>> Begin Data block
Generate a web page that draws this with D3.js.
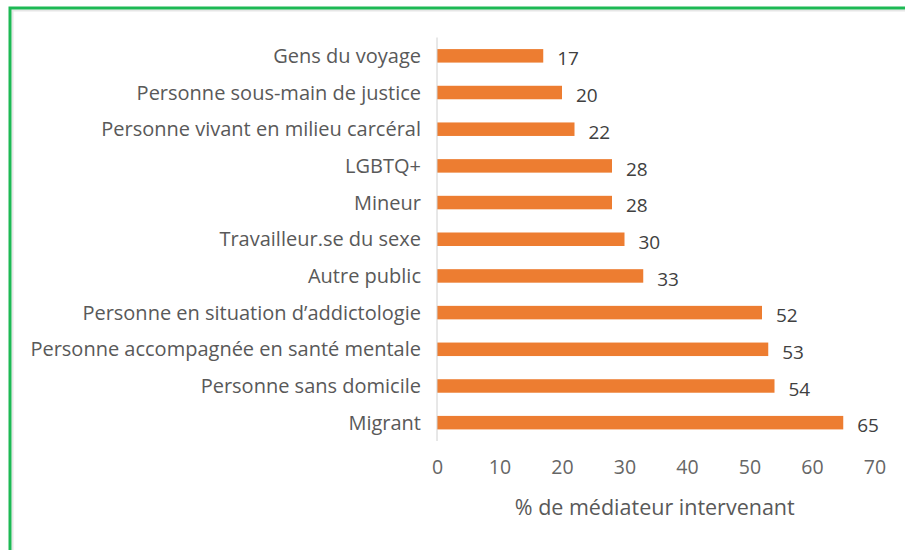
<!DOCTYPE html>
<html><head><meta charset="utf-8">
<script src="https://cdn.jsdelivr.net/npm/d3@7"></script>
<style>body{margin:0;background:#fff}</style>
</head><body>
<svg id="c" width="905" height="550"></svg>
<script>
const categories = ["Gens du voyage","Personne sous-main de justice","Personne vivant en milieu carcéral","LGBTQ+","Mineur","Travailleur.se du sexe","Autre public","Personne en situation d’addictologie","Personne accompagnée en santé mentale","Personne sans domicile","Migrant"];
const values = [17,20,22,28,28,30,33,52,53,54,65];
const ticks = [0,10,20,30,40,50,60,70];
const axisTitle = "% de médiateur intervenant";

const svg = d3.select("#c");
const font = "'Open Sans', sans-serif";
// frame
svg.append("path").attr("d","M12.5,560 L12.5,10.5 L905,10.5").attr("fill","none").attr("stroke","#e6e6e6").attr("stroke-width",2);
svg.append("path").attr("d","M10,560 L10,8 L905,8").attr("fill","none").attr("stroke","#1db954").attr("stroke-width",3);

const x = d3.scaleLinear().domain([0,70]).range([437,874.5]);
const y = d3.scaleBand().domain(categories).range([37.5,441]).paddingInner(0.64).paddingOuter(0.32);

svg.append("g").selectAll("rect").data(values).join("rect")
  .attr("x",x(0)).attr("y",(d,i)=>y(categories[i])+y.bandwidth()/2-6.75)
  .attr("width",d=>x(d)-x(0)).attr("height",13.5).attr("fill","#ED7D31");

svg.append("line").attr("x1",x(0)).attr("x2",x(0)).attr("y1",37.5).attr("y2",441).attr("stroke","#d0d0d0").attr("stroke-width",1);

svg.append("g").selectAll("text").data(categories).join("text")
  .attr("x",421).attr("y",d=>y(d)+y.bandwidth()/2).attr("dy","0.35em")
  .attr("text-anchor","end").attr("font-family",font).attr("font-size",20).attr("fill","#595959").text(d=>d);

svg.append("g").selectAll("text").data(values).join("text")
  .attr("x",d=>x(d)+14).attr("y",(d,i)=>y(categories[i])+y.bandwidth()/2+3).attr("dy","0.35em")
  .attr("font-family",font).attr("font-size",19).attr("fill","#404040").text(d=>d);

const ax = d3.axisBottom(x).tickValues(ticks).tickSize(0).tickPadding(0);
const g = svg.append("g").attr("transform","translate(0,467)").call(ax);
g.select(".domain").remove();
g.selectAll("text").attr("font-family",font).attr("font-size",19.5).attr("fill","#666666").attr("dy","0.35em");

svg.append("text").attr("x",(x(0)+x(70))/2-1).attr("y",507).attr("dy","0.35em").attr("text-anchor","middle")
  .attr("font-family",font).attr("font-size",21.5).attr("fill","#595959").text(axisTitle);
</script>
</body></html>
>> End Data block
■ The problem ■
Every line above should be returned exactly; the pictures stay out.

■ Full answer ■
Generate a web page that draws this with D3.js.
<!DOCTYPE html>
<html><head><meta charset="utf-8">
<script src="https://cdn.jsdelivr.net/npm/d3@7"></script>
<style>body{margin:0;background:#fff}</style>
</head><body>
<svg id="c" width="905" height="550"></svg>
<script>
const categories = ["Gens du voyage","Personne sous-main de justice","Personne vivant en milieu carcéral","LGBTQ+","Mineur","Travailleur.se du sexe","Autre public","Personne en situation d’addictologie","Personne accompagnée en santé mentale","Personne sans domicile","Migrant"];
const values = [17,20,22,28,28,30,33,52,53,54,65];
const ticks = [0,10,20,30,40,50,60,70];
const axisTitle = "% de médiateur intervenant";

const svg = d3.select("#c");
const font = "'Open Sans', sans-serif";
// frame
svg.append("path").attr("d","M12.5,560 L12.5,10.5 L905,10.5").attr("fill","none").attr("stroke","#e6e6e6").attr("stroke-width",2);
svg.append("path").attr("d","M10,560 L10,8 L905,8").attr("fill","none").attr("stroke","#1db954").attr("stroke-width",3);

const x = d3.scaleLinear().domain([0,70]).range([437,874.5]);
const y = d3.scaleBand().domain(categories).range([37.5,441]).paddingInner(0.64).paddingOuter(0.32);

svg.append("g").selectAll("rect").data(values).join("rect")
  .attr("x",x(0)).attr("y",(d,i)=>y(categories[i])+y.bandwidth()/2-6.75)
  .attr("width",d=>x(d)-x(0)).attr("height",13.5).attr("fill","#ED7D31");

svg.append("line").attr("x1",x(0)).attr("x2",x(0)).attr("y1",37.5).attr("y2",441).attr("stroke","#d0d0d0").attr("stroke-width",1);

svg.append("g").selectAll("text").data(categories).join("text")
  .attr("x",421).attr("y",d=>y(d)+y.bandwidth()/2).attr("dy","0.35em")
  .attr("text-anchor","end").attr("font-family",font).attr("font-size",20).attr("fill","#595959").text(d=>d);

svg.append("g").selectAll("text").data(values).join("text")
  .attr("x",d=>x(d)+14).attr("y",(d,i)=>y(categories[i])+y.bandwidth()/2+3).attr("dy","0.35em")
  .attr("font-family",font).attr("font-size",19).attr("fill","#404040").text(d=>d);

const ax = d3.axisBottom(x).tickValues(ticks).tickSize(0).tickPadding(0);
const g = svg.append("g").attr("transform","translate(0,467)").call(ax);
g.select(".domain").remove();
g.selectAll("text").attr("font-family",font).attr("font-size",19.5).attr("fill","#666666").attr("dy","0.35em");

svg.append("text").attr("x",(x(0)+x(70))/2-1).attr("y",507).attr("dy","0.35em").attr("text-anchor","middle")
  .attr("font-family",font).attr("font-size",21.5).attr("fill","#595959").text(axisTitle);
</script>
</body></html>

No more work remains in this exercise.